でも公園に落ちてるエロ本は、僕が普通見ないジャンルのものが大半なので、そういう今まで積み上げてきた経験が通用しない。
「キャリア」が役に立たないんです。
次のページを開く度に生唾を飲むわけです。鬼が出るか蛇が出るか。はたまた、誰とも知らない男のコンデンスミルクでパリパリにくっついたページが出るか。
そういう氷の張った湖上を歩くようなスリルがある。

とはいえ、友人の前でエロ本をニヤニヤしながら見る訳にはいかないですから「お前拾えよー」「お前が拾えよー」とか言いながらその場は終わったんですけど、家に帰って勉強してもそのエロ本のことが気になって集中出来ないんですよね。

暫くして心に決めるわけですよ。「よし、俺が拾う」とね。
公園まで1分、本気で走れば30秒もかからないでしょう。
僕は家に鍵もかけずに走りました。
それこそ風のように駆け抜けた。100mなら9秒代とか出てたんじゃないかな。
ガードレールを飛び越え、息を弾ませながら先刻エロ本を見付けた場所を見るんですけど、いやね、ないんですよ。ないの。エロ本がない。
ショッキングピンクのポップな書体で"女子高生監禁!"とか燦然と書いてあったエロ本がないの。

 エ ロ 本 が な い 。

皆さん都会人には理解できないと思いますけど、僕の住んでる所は関東圏でも指折りの田舎なんですよ。
回りには畑しかない。
他の中学校の生徒が僕らの学校を陸の孤島と揶揄するくらいの田舎なんですよ。
当然通行人なんて滅多におらず、いうまでもなく公園に来る人も滅多にいない。僕がミッチャンと別れてから拾う決心を固めるまで15分かかるかかからないか。
僕は犯人はミッチャンだという結論を導きだしたんです。

野郎やりやがった。

興味がない振りして俺と別れて、拾いに戻って来やがった。
次の日彼を問い詰めたんですけど、彼は一向に認めようとしない。自分の犯した罪を認めなかった。ムカついたから殴った。俺は殴ったよ。それはもう、鬼のように殴った。
そして女子に「コイツ昨日エロ本拾ってたよ!」とチクりました。

以来、彼は僕と一緒に帰る事はなくなりました。今までお互いにどんな罪も許しあってきたのに、高々エロ本一冊で数年の友情は、終焉を迎えた。
そう、やっぱり"強い毒"なんて存在しない。儚かったのは僕らの友情だった。最初から微妙な均衡を保ってただけだった。

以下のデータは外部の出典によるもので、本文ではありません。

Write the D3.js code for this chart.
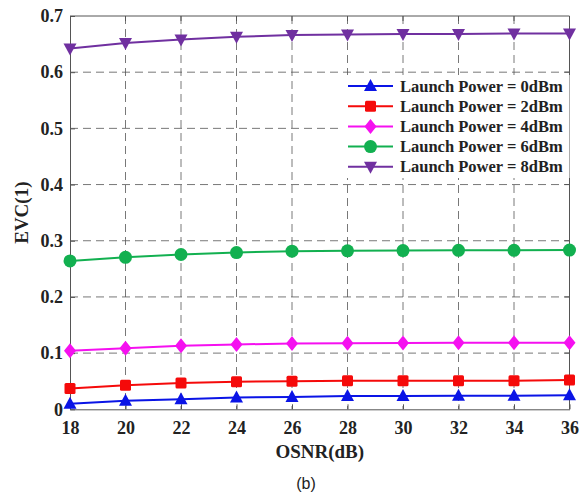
<!DOCTYPE html>
<html>
<head>
<meta charset="utf-8"/>
<script src="https://cdn.jsdelivr.net/npm/d3@7"></script>
<style>
  body { margin: 0; background: #fff; }
  text { font-family: "Liberation Serif", "Times New Roman", serif; font-weight: bold; fill: #222; }
</style>
</head>
<body>
<script>
    // values
    var osnr = [18, 20, 22, 24, 26, 28, 30, 32, 34, 36];
    var p0 = [0.010, 0.015, 0.018, 0.021, 0.022, 0.0235, 0.0237, 0.024, 0.024, 0.025];
    var p2 = [0.037, 0.043, 0.047, 0.049, 0.050, 0.051, 0.051, 0.051, 0.051, 0.052];
    var p4 = [0.104, 0.1085, 0.113, 0.1155, 0.117, 0.1175, 0.118, 0.1185, 0.1185, 0.1185];
    var p6 = [0.264, 0.2705, 0.2755, 0.279, 0.2815, 0.282, 0.2825, 0.283, 0.283, 0.2834];
    var p8 = [0.642, 0.652, 0.658, 0.663, 0.666, 0.667, 0.668, 0.668, 0.669, 0.669];
    var names = ["Launch Power = 0dBm", "Launch Power = 2dBm", "Launch Power = 4dBm",
                 "Launch Power = 6dBm", "Launch Power = 8dBm"];
    var xTicks = [18, 20, 22, 24, 26, 28, 30, 32, 34, 36];
    var yTicks = [0, 0.1, 0.2, 0.3, 0.4, 0.5, 0.6, 0.7];

    var series = [
        {name: names[0], vals: p0, color: "#0a14e6", shape: "tri"},
        {name: names[1], vals: p2, color: "#f50a0a", shape: "sq"},
        {name: names[2], vals: p4, color: "#f510f0", shape: "dia"},
        {name: names[3], vals: p6, color: "#12b050", shape: "circ"},
        {name: names[4], vals: p8, color: "#7030a0", shape: "trid"}
    ];

    var W = 588, H = 496;
    var L = 70, R = 569.5, T = 16, B = 409.3;
    var serif = "Liberation Serif";

    var svg = d3.select("body").append("svg")
        .attr("width", W).attr("height", H);

    var x = d3.scaleLinear().domain([18, 36]).range([L, R]);
    var y = d3.scaleLinear().domain([0, 0.7]).range([B, T]);

    // grid
    svg.append("g").selectAll("line").data(xTicks.slice(1, -1)).enter().append("line")
        .attr("x1", d => x(d)).attr("x2", d => x(d)).attr("y1", T).attr("y2", B)
        .attr("stroke", "#555").attr("stroke-width", 0.8).attr("stroke-dasharray", "8,5");
    svg.append("g").selectAll("line").data(yTicks.slice(1, -1)).enter().append("line")
        .attr("y1", d => y(d)).attr("y2", d => y(d)).attr("x1", L).attr("x2", R)
        .attr("stroke", "#555").attr("stroke-width", 0.8).attr("stroke-dasharray", "8,5");

    // axes
    var xAx = svg.append("g").attr("transform", "translate(0," + B + ")")
        .call(d3.axisBottom(x).tickValues(xTicks).tickFormat(d3.format("d"))
              .tickSizeInner(-5).tickSizeOuter(0).tickPadding(12));
    var yAx = svg.append("g").attr("transform", "translate(" + L + ",0)")
        .call(d3.axisLeft(y).tickValues(yTicks).tickFormat(d => d === 0 ? "0" : d3.format(".1f")(d))
              .tickSizeInner(-5).tickSizeOuter(0).tickPadding(7));
    [xAx, yAx].forEach(function(g) {
        g.attr("font-family", serif).attr("font-size", 18).attr("font-weight", "bold");
        g.selectAll("path, line").attr("stroke", "#555");
        g.selectAll("text").attr("fill", "#222");
    });
    // top / right box
    svg.append("line").attr("x1", L).attr("x2", R).attr("y1", T).attr("y2", T).attr("stroke", "#555");
    svg.append("line").attr("x1", R).attr("x2", R).attr("y1", T).attr("y2", B).attr("stroke", "#555");
    svg.append("g").selectAll("line").data(xTicks.slice(1, -1)).enter().append("line")
        .attr("x1", d => x(d)).attr("x2", d => x(d)).attr("y1", T).attr("y2", T + 5).attr("stroke", "#555");
    svg.append("g").selectAll("line").data(yTicks.slice(1, -1)).enter().append("line")
        .attr("y1", d => y(d)).attr("y2", d => y(d)).attr("x1", R).attr("x2", R - 5).attr("stroke", "#555");

    function marker(g, shape, color) {
        if (shape === "tri") {
            g.append("path").attr("d", "M0,-7 L6.5,5 L-6.5,5 Z").attr("fill", color);
        } else if (shape === "trid") {
            g.append("path").attr("d", "M0,7 L6.5,-5 L-6.5,-5 Z").attr("fill", color);
        } else if (shape === "sq") {
            g.append("rect").attr("x", -5.5).attr("y", -5.5).attr("width", 11).attr("height", 11)
                .attr("rx", 1.5).attr("fill", color);
        } else if (shape === "dia") {
            g.append("path").attr("d", "M0,-7.5 L6,0 L0,7.5 L-6,0 Z").attr("fill", color);
        } else {
            g.append("circle").attr("r", 6.5).attr("fill", color);
        }
    }

    var line = d3.line().x((d, i) => x(osnr[i])).y(d => y(d));
    series.forEach(function(s) {
        svg.append("path").datum(s.vals).attr("d", line)
            .attr("fill", "none").attr("stroke", s.color).attr("stroke-width", 2);
        s.vals.forEach(function(v, i) {
            var g = svg.append("g").attr("transform", "translate(" + x(osnr[i]) + "," + y(v) + ")");
            marker(g, s.shape, s.color);
        });
    });

    // legend
    var lg = svg.append("g");
    lg.append("rect").attr("x", 338).attr("y", 75).attr("width", R - 338).attr("height", 103)
        .attr("fill", "#fff").attr("stroke", "none");
    series.forEach(function(s, i) {
        var cy = 86 + i * 20.2;
        lg.append("line").attr("x1", 348).attr("x2", 393).attr("y1", cy).attr("y2", cy)
            .attr("stroke", s.color).attr("stroke-width", 2);
        marker(lg.append("g").attr("transform", "translate(370.5," + cy + ")"), s.shape, s.color);
        lg.append("text").attr("x", 400).attr("y", cy + 5.5).style("font-size", "16.5px").text(s.name);
    });

    // labels
    svg.append("text").attr("x", (L + R) / 2).attr("y", 458).attr("text-anchor", "middle")
        .style("font-size", "19px").text("OSNR(dB)");
    svg.append("text").attr("transform", "translate(28," + ((T + B) / 2) + ") rotate(-90)")
        .attr("text-anchor", "middle").style("font-size", "19px").text("EVC(1)");
    svg.append("text").attr("x", 306).attr("y", 489).attr("text-anchor", "middle")
        .style("font-family", "'Liberation Sans', Arial, sans-serif").style("font-weight", "normal")
        .style("font-size", "16px").text("(b)");
</script>
</body>
</html>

絶対に揺るがないと確信するような強い気持ちさえ、実は砂の城のように脆い。この世界は全部そうだ。
砂を積み上げるのはとても時間がかかるのに、容易く崩れさってしまう。一粒砂を動かすだけで、ちょっと風が吹いただけで、崩壊してしまうかもしれない。
なのに、僕らはいつも何かを変えたくて、積み上げずにいられない。
(中略)
途中、風に吹き飛ばされ崩れるところを見て、僕の城に見切りをつけていなくなってしまう観客もいるだろう。
だけど最後には、上手に積み上げて見せる。その城を誰かに見せたい。
惜しまれて死ぬ為に、僕らは砂を積み上げている。いつ崩れるともわからない砂を。

_______
 以上です。
 いやコイツ全体的に何言ってるんだ?エロ本一冊で友達殴っといてコイツ、マジか?「俺は殴ったよ。」じゃないんだよ、クズすぎる!!